The appeal of myYearbook is that it's a popular social site that relies on casual games and a proprietary virtual currency to turn gaming strangers into friends. Given the ridiculous valuations being bandied about for Zynga's upcoming IPO, it's a great place for the new and improved Quepasa to be.
4. Broker poker
Shares of E*TRADE (Nasdaq: ETFC ) soared 14% on Wednesday, after its largest investor suggested that the discount broker smoke out a suitor.
You know that a pairing makes sense when larger rival TD AMERITRADE (Nasdaq: AMTD ) -- the likely buyer -- also saw its stock climb 6% on the news.
Trading volumes have been sluggish for the industry in recent months, but E*TRADE was able to post improving bottom-line results through a refreshingly sharp drop in loan loss provisions.
One can argue that the E*TRADE Baby parent doesn't need to get hitched now that it's profitable and cleaning up its once problematic banking operations, but E*TRADE and TD AMERITRADE would look so good together.
Get a room already, you two!
5. Baidu goes for a two-fer in China
Baidu (Nasdaq: BIDU ) gave investors a double dose of good news this week, sending the stock to nearly hitting a fresh all-time high at a time when many of China's dot-coms are sputtering.

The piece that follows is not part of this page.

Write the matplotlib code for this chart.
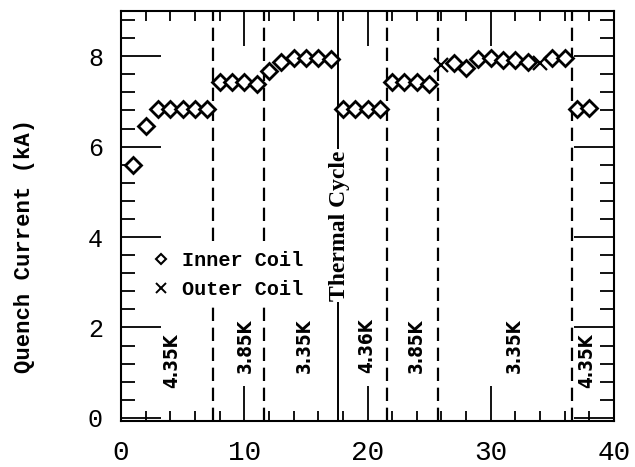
import matplotlib
matplotlib.use("Agg")
import matplotlib.pyplot as plt
from matplotlib.ticker import MultipleLocator
from matplotlib.lines import Line2D

# ---- data ----
inner_x = [1, 2, 3, 4, 5, 6, 7, 8, 9, 10, 11, 12, 13, 14, 15, 16, 17,
           18, 19, 20, 21, 22, 23, 24, 25, 27, 28, 29, 30, 31, 32, 33, 35, 36, 37, 38]
inner_y = [5.6, 6.45, 6.83, 6.83, 6.83, 6.83, 6.83, 7.43, 7.43, 7.42, 7.38,
           7.68, 7.88, 7.96, 7.96, 7.95, 7.94,
           6.84, 6.84, 6.84, 6.84, 7.42, 7.42, 7.42, 7.38,
           7.84, 7.75, 7.93, 7.96, 7.92, 7.92, 7.87, 7.95, 7.96, 6.84, 6.86]
outer_x = [26, 34]
outer_y = [7.8, 7.86]

dashed_x = [7.5, 11.6, 21.6, 25.7, 36.6]
solid_x = [17.6]

temp_labels = ["4.35K", "3.85K", "3.35K", "4.36K", "3.85K", "3.35K", "4.35K"]
temp_x = [4.1, 10.1, 14.9, 19.95, 24.0, 31.9, 37.8]
temp_y = [1.27, 1.6, 1.6, 1.6, 1.6, 1.6, 1.27]

xticks = [0, 10, 20, 30, 40]
yticks = [0, 2, 4, 6, 8]

fig = plt.figure(figsize=(6.35, 4.67), dpi=100)
ax = fig.add_axes([121/635, 46/467, 493/635, 410/467])

for x in dashed_x:
    ax.axvline(x, color='black', lw=1.6, ls=(0, (6, 3)), zorder=1)
for x in solid_x:
    ax.axvline(x, color='black', lw=1.4, zorder=1)

ax.plot(inner_x, inner_y, ls='none', marker='D', ms=8.3, mfc='white',
        mec='black', mew=2.0, zorder=3)
ax.plot(outer_x, outer_y, ls='none', marker='x', ms=10, mec='black',
        mew=1.6, zorder=4)

ax.set_xlim(0, 40)
ax.set_ylim(-0.07, 9)
ax.set_xticks(xticks)
ax.set_yticks(yticks)
ax.xaxis.set_minor_locator(MultipleLocator(2))
ax.yaxis.set_minor_locator(MultipleLocator(0.4))
ax.tick_params(axis='x', which='major', direction='in', length=25, width=1.3,
               top=True, pad=14, labelsize=20)
ax.tick_params(axis='x', which='minor', direction='in', length=7, width=1.3, top=True)
ax.tick_params(axis='y', which='major', direction='in', length=29, width=1.3,
               right=True, pad=13, labelsize=18)
ax.tick_params(axis='y', which='minor', direction='in', length=10, width=1.3, right=True)
for lab in ax.get_xticklabels() + ax.get_yticklabels():
    lab.set_fontfamily('Liberation Mono')
for s in ax.spines.values():
    s.set_linewidth(1.5)

fig.text(25/635, 1 - 246/467, "Quench Current (kA)", rotation=90,
         ha='center', va='center', fontsize=16, fontweight='bold',
         fontfamily='Liberation Mono')

for t, x, y in zip(temp_labels, temp_x, temp_y):
    ax.text(x, y, t, rotation=90, ha='center', va='center', fontsize=13.5,
            fontweight='bold', fontfamily='DejaVu Sans', fontstretch='condensed',
            zorder=5)

ax.text(17.7, 4.25, "Thermal Cycle", rotation=90, ha='center', va='center',
        fontsize=17, fontweight='bold', fontfamily='Liberation Serif',
        bbox=dict(facecolor='white', edgecolor='none', pad=1), zorder=5)

handles = [Line2D([], [], ls='none', marker='D', ms=5.5, mfc='white', mec='black', mew=1.5),
           Line2D([], [], ls='none', marker='x', ms=7, mec='black', mew=1.4)]
leg = ax.legend(handles, ["Inner Coil", "Outer Coil"], loc='upper left',
                bbox_to_anchor=(0.055, 0.43), frameon=True, facecolor='white',
                edgecolor='none', framealpha=1, fancybox=False,
                handlelength=0.7, handletextpad=0.7, labelspacing=0.5,
                borderpad=0.3, borderaxespad=0,
                prop=dict(family='Liberation Mono', weight='bold', size=14.5))
leg.set_zorder(6)

fig.savefig("out.png", dpi=100)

China's leading search engine began offering a free Internet browser on Monday. Having a popular browser hasn't historically translated into a spike in search engine traffic, but everything that Baidu can do to guide the online experience will pay off in the long run.
On Tuesday, Baidu announced a content licensing deal with three major record labels, beefing up its efforts to offer free ad-supported music streams and downloads. Baidu is trying to shake its reputation as a source for third-party pirated music files, and offering free access to legal content is a win-win for the labels and Baidu.